**Task**
All of the data that follows should be retyped exactly, please, except the pictures.

**Supplied data**

"""

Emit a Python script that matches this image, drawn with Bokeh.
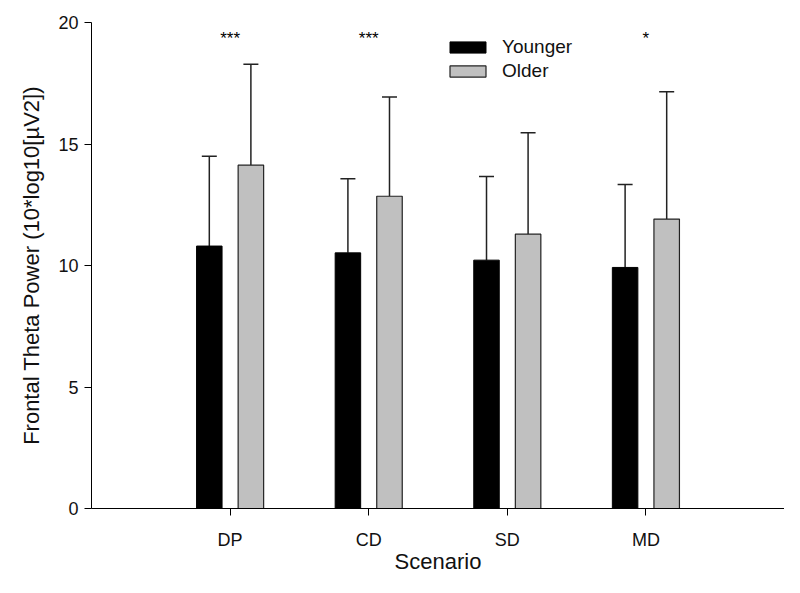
import numpy as np
from bokeh.plotting import figure
from bokeh.models import (ColumnDataSource, Range1d, FixedTicker, Whisker, TeeHead,
                          Legend, LegendItem)
from bokeh.transform import dodge
from bokeh.core.properties import value
from bokeh.embed import file_html
from bokeh.resources import INLINE

# ---- data ----
cats = ["DP", "CD", "SD", "MD"]
younger = [10.80, 10.52, 10.22, 9.92]
younger_err = [3.70, 3.05, 3.44, 3.41]
older = [14.13, 12.85, 11.29, 11.91]
older_err = [4.15, 4.08, 4.17, 5.24]
sig = ["***", "***", "", "*"]
y_ticks = [0, 5, 10, 15, 20]

FONT = "Liberation Sans"

xs = list(range(1, len(cats) + 1))
src = ColumnDataSource(dict(
    x=xs, cat=cats,
    y=younger, y_up=[a + b for a, b in zip(younger, younger_err)],
    o=older, o_up=[a + b for a, b in zip(older, older_err)],
    sig=sig, sig_y=[19.35] * len(cats),
))

p = figure(width=784, height=577, output_backend="svg", toolbar_location=None,
           x_range=Range1d(0, len(cats) + 1), y_range=Range1d(0, 20),
           min_border_left=91, min_border_right=0, min_border_top=22, min_border_bottom=69)
p.outline_line_color = None
p.grid.visible = False
p.background_fill_color = "white"
p.border_fill_color = "white"

off = 0.15
w = 0.184
r_y = p.vbar(x=dodge("x", -off), top="y", width=w, source=src,
             fill_color="black", line_color="black", line_width=1)
r_o = p.vbar(x=dodge("x", off), top="o", width=w, source=src,
             fill_color="#c0c0c0", line_color="#222222", line_width=1.2)

for base_off, lo, up in [(-off, "y", "y_up"), (off, "o", "o_up")]:
    wk = Whisker(source=src, base=dodge("x", base_off), lower=lo, upper=up,
                 dimension="height", line_color="#222222", line_width=1.5,
                 upper_head=TeeHead(size=15, line_color="#222222", line_width=1.5),
                 lower_head=None)
    p.add_layout(wk)

p.text(x="x", y="sig_y", text="sig", source=src, text_align="center",
       text_baseline="alphabetic", text_font=value(FONT), text_font_size="17px",
       text_color="black")

# axes
p.xaxis.ticker = FixedTicker(ticks=xs)
p.xaxis.major_label_overrides = {x: c for x, c in zip(xs, cats)}
p.yaxis.ticker = FixedTicker(ticks=y_ticks)
for ax in (p.xaxis[0], p.yaxis[0]):
    ax.minor_tick_line_color = None
    ax.major_tick_in = 0
    ax.major_tick_out = 7
    ax.axis_line_color = "black"
    ax.major_tick_line_color = "black"
    ax.major_label_text_font = FONT
    ax.major_label_text_font_size = "18px"
    ax.major_label_text_color = "#111111"
    ax.axis_label_text_font = FONT
    ax.axis_label_text_font_style = "normal"
    ax.axis_label_text_color = "#111111"
    ax.axis_label_text_font_size = "22px"
p.xaxis.axis_label = "Scenario"
p.yaxis.axis_label = "Frontal Theta Power (10*log10[\u00b5V2])"
p.xaxis.major_label_standoff = 14
p.xaxis.axis_label_standoff = -4
p.yaxis.major_label_standoff = 6
p.yaxis.axis_label_standoff = 11

legend = Legend(items=[LegendItem(label="Younger", renderers=[r_y]),
                       LegendItem(label="Older", renderers=[r_o])],
                location=(354, 426), orientation="vertical",
                glyph_width=45, glyph_height=14, label_height=20, spacing=2,
                label_standoff=12, padding=0, margin=0,
                label_text_font=FONT, label_text_font_size="19px",
                label_text_color="#111111",
                border_line_color=None, background_fill_alpha=0)
p.add_layout(legend)

open("out.html", "w").write(file_html(p, INLINE))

"""

**Reply**
Emit a Python script that matches this image, drawn with Bokeh.
import numpy as np
from bokeh.plotting import figure
from bokeh.models import (ColumnDataSource, Range1d, FixedTicker, Whisker, TeeHead,
                          Legend, LegendItem)
from bokeh.transform import dodge
from bokeh.core.properties import value
from bokeh.embed import file_html
from bokeh.resources import INLINE

# ---- data ----
cats = ["DP", "CD", "SD", "MD"]
younger = [10.80, 10.52, 10.22, 9.92]
younger_err = [3.70, 3.05, 3.44, 3.41]
older = [14.13, 12.85, 11.29, 11.91]
older_err = [4.15, 4.08, 4.17, 5.24]
sig = ["***", "***", "", "*"]
y_ticks = [0, 5, 10, 15, 20]

FONT = "Liberation Sans"

xs = list(range(1, len(cats) + 1))
src = ColumnDataSource(dict(
    x=xs, cat=cats,
    y=younger, y_up=[a + b for a, b in zip(younger, younger_err)],
    o=older, o_up=[a + b for a, b in zip(older, older_err)],
    sig=sig, sig_y=[19.35] * len(cats),
))

p = figure(width=784, height=577, output_backend="svg", toolbar_location=None,
           x_range=Range1d(0, len(cats) + 1), y_range=Range1d(0, 20),
           min_border_left=91, min_border_right=0, min_border_top=22, min_border_bottom=69)
p.outline_line_color = None
p.grid.visible = False
p.background_fill_color = "white"
p.border_fill_color = "white"

off = 0.15
w = 0.184
r_y = p.vbar(x=dodge("x", -off), top="y", width=w, source=src,
             fill_color="black", line_color="black", line_width=1)
r_o = p.vbar(x=dodge("x", off), top="o", width=w, source=src,
             fill_color="#c0c0c0", line_color="#222222", line_width=1.2)

for base_off, lo, up in [(-off, "y", "y_up"), (off, "o", "o_up")]:
    wk = Whisker(source=src, base=dodge("x", base_off), lower=lo, upper=up,
                 dimension="height", line_color="#222222", line_width=1.5,
                 upper_head=TeeHead(size=15, line_color="#222222", line_width=1.5),
                 lower_head=None)
    p.add_layout(wk)

p.text(x="x", y="sig_y", text="sig", source=src, text_align="center",
       text_baseline="alphabetic", text_font=value(FONT), text_font_size="17px",
       text_color="black")

# axes
p.xaxis.ticker = FixedTicker(ticks=xs)
p.xaxis.major_label_overrides = {x: c for x, c in zip(xs, cats)}
p.yaxis.ticker = FixedTicker(ticks=y_ticks)
for ax in (p.xaxis[0], p.yaxis[0]):
    ax.minor_tick_line_color = None
    ax.major_tick_in = 0
    ax.major_tick_out = 7
    ax.axis_line_color = "black"
    ax.major_tick_line_color = "black"
    ax.major_label_text_font = FONT
    ax.major_label_text_font_size = "18px"
    ax.major_label_text_color = "#111111"
    ax.axis_label_text_font = FONT
    ax.axis_label_text_font_style = "normal"
    ax.axis_label_text_color = "#111111"
    ax.axis_label_text_font_size = "22px"
p.xaxis.axis_label = "Scenario"
p.yaxis.axis_label = "Frontal Theta Power (10*log10[\u00b5V2])"
p.xaxis.major_label_standoff = 14
p.xaxis.axis_label_standoff = -4
p.yaxis.major_label_standoff = 6
p.yaxis.axis_label_standoff = 11

legend = Legend(items=[LegendItem(label="Younger", renderers=[r_y]),
                       LegendItem(label="Older", renderers=[r_o])],
                location=(354, 426), orientation="vertical",
                glyph_width=45, glyph_height=14, label_height=20, spacing=2,
                label_standoff=12, padding=0, margin=0,
                label_text_font=FONT, label_text_font_size="19px",
                label_text_color="#111111",
                border_line_color=None, background_fill_alpha=0)
p.add_layout(legend)

open("out.html", "w").write(file_html(p, INLINE))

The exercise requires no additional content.